The House of Representatives approved a bill increasing the road user tax by 90 percent over the next three years.

In a report by The STAR, the increase would be staggered evenly at 30 percent per year up to 2022. Albay Rep. Joey Salceda and the Department of Finance (DOF) had sought a 100-percent hike – 70 percent next year, 20 percent in 2021, and 10 percent in 2022 – to regain lost revenues due to inflation for the past 15 years.

The road user tax, officially called motor vehicle user’s charge (MVUC), help comprise the annual registration fees which around 11 million motorists pay to the Land Transportation Office. 

According to the version of Salceda’s proposal, fees for light vehicles and similar cars weighing up to 1,600 kilos would increase from the present P1,600 to P2,720 or hike by P1,120 (70 percent) starting next year.

The amendment of Baguio Rep. Mark Go, however, reduced the figure to P480 (30 percent). The reduction means that MVUC on light cars would be P2,080 next year, excluding registration and miscellaneous fees that LTO imposes.

Starting 2023, there would be a uniform MVUC rate of P1.42 per kilogram based on the vehicle’s gross weight, with subsequent increments of five percent.

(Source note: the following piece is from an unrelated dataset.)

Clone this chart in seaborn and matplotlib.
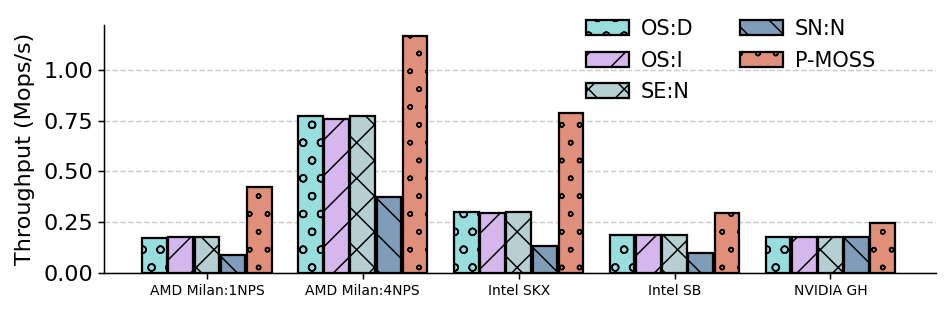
import matplotlib
matplotlib.use("Agg")
import matplotlib.pyplot as plt
import matplotlib.hatch as mhatch
import seaborn as sns
import pandas as pd

categories = ["AMD Milan:1NPS", "AMD Milan:4NPS", "Intel SKX", "Intel SB", "NVIDIA GH"]
series = ["OS:D", "OS:I", "SE:N", "SN:N", "P-MOSS"]
os_d = [0.171, 0.772, 0.302, 0.189, 0.176]
os_i = [0.179, 0.760, 0.297, 0.189, 0.176]
se_n = [0.176, 0.772, 0.299, 0.186, 0.176]
sn_n = [0.089, 0.373, 0.135, 0.098, 0.176]
p_moss = [0.422, 1.166, 0.785, 0.297, 0.245]

colors = ["#98dede", "#d5b7ee", "#b5cfd2", "#7f9db9", "#e0907a"]
hatches = ["o", "/", "x", "\\", "."]

# small dots drawn as hollow rings, as in the reference
mhatch.SmallFilledCircles.filled = False
mhatch.SmallFilledCircles.size = 0.12

rows = []
for name, vals in zip(series, [os_d, os_i, se_n, sn_n, p_moss]):
    for c, v in zip(categories, vals):
        rows.append({"Platform": c, "Method": name, "Throughput": v})
df = pd.DataFrame(rows)

sns.set_style("white")
plt.rcParams.update({
    "hatch.linewidth": 1.0,
    "text.color": "black",
    "axes.labelcolor": "black",
    "xtick.color": "black",
    "ytick.color": "black",
})
DPI = 107.5
fig = plt.figure(figsize=(946 / DPI, 309 / DPI), dpi=DPI)
ax = fig.add_axes([0.110, 0.1165, 0.879, 0.8025])

sns.barplot(data=df, x="Platform", y="Throughput", hue="Method",
            order=categories, hue_order=series, palette=colors, saturation=1,
            width=0.84, gap=0.06, edgecolor="black", linewidth=1.5,
            ax=ax, zorder=3)

for cont, h in zip(ax.containers, hatches):
    for p in cont:
        p.set_hatch(h)
        p.set_edgecolor("black")

ax.set_ylim(0, 1.22)
ax.set_xlim(-0.66, 4.675)
ax.set_yticks([0, 0.25, 0.5, 0.75, 1.0])
ax.set_yticklabels(["0.00", "0.25", "0.50", "0.75", "1.00"])
ax.yaxis.grid(True, linestyle="--", color="#cccccc", linewidth=1.0, zorder=0)
ax.set_axisbelow(True)
ax.set_xlabel("")
ax.set_ylabel("Throughput (Mops/s)", fontsize=15, labelpad=6, color="black")
ax.tick_params(axis="y", labelsize=15, length=4, width=1, direction="out", left=True, pad=3,
               colors="black")
ax.tick_params(axis="x", labelsize=9.3, length=4, width=1, direction="out", bottom=True,
               colors="black")
for s in ["top", "right"]:
    ax.spines[s].set_visible(False)
for s in ["left", "bottom"]:
    ax.spines[s].set_color("black")
    ax.spines[s].set_linewidth(1.0)

handles, labels = ax.get_legend_handles_labels()
for hd, h in zip(handles, hatches):
    hd.set_hatch(h)
    hd.set_edgecolor("black")
leg = ax.legend(handles, labels, ncol=2, loc="upper right", bbox_to_anchor=(0.95, 1.10),
                frameon=False, fontsize=14, handlelength=2.1, handleheight=0.75,
                columnspacing=2.2, labelspacing=0.55, handletextpad=0.55)
for t in leg.get_texts():
    t.set_color("black")

fig.savefig("out.png", dpi=DPI)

This means that a 1,600-kilo car would be levied P2,272 in road user tax in 2023.

Go said that the Salceda-DOF-proposed 70-20-10 percent adjustment would be unfair to thousands of Filipinos belonging to the middle class who only bought cars recently.

“We are unjustly penalizing them by including inflation in the road user tax at a time when they did not have cars yet,” he said.

For example, Go said that a motorist who only bought his car in 2015 would be required to pay the increased tax from 2005 to 2014.

He said that there is no justification for the government to force motorists to pay levy for 10-year period when the person was not even a car owner yet.

Meanwhile, the proposal from several committee members to allocate part of the incremental MVUC collections to the expanded health services or universal health care program was rejected by the Salceda committee. 

Instead, the committee decided to allot half of the tens of billions in annual increment to assist owners of smoke-belching jeepneys in acquiring new vehicles with a subsidy of P500,000 for each new unit.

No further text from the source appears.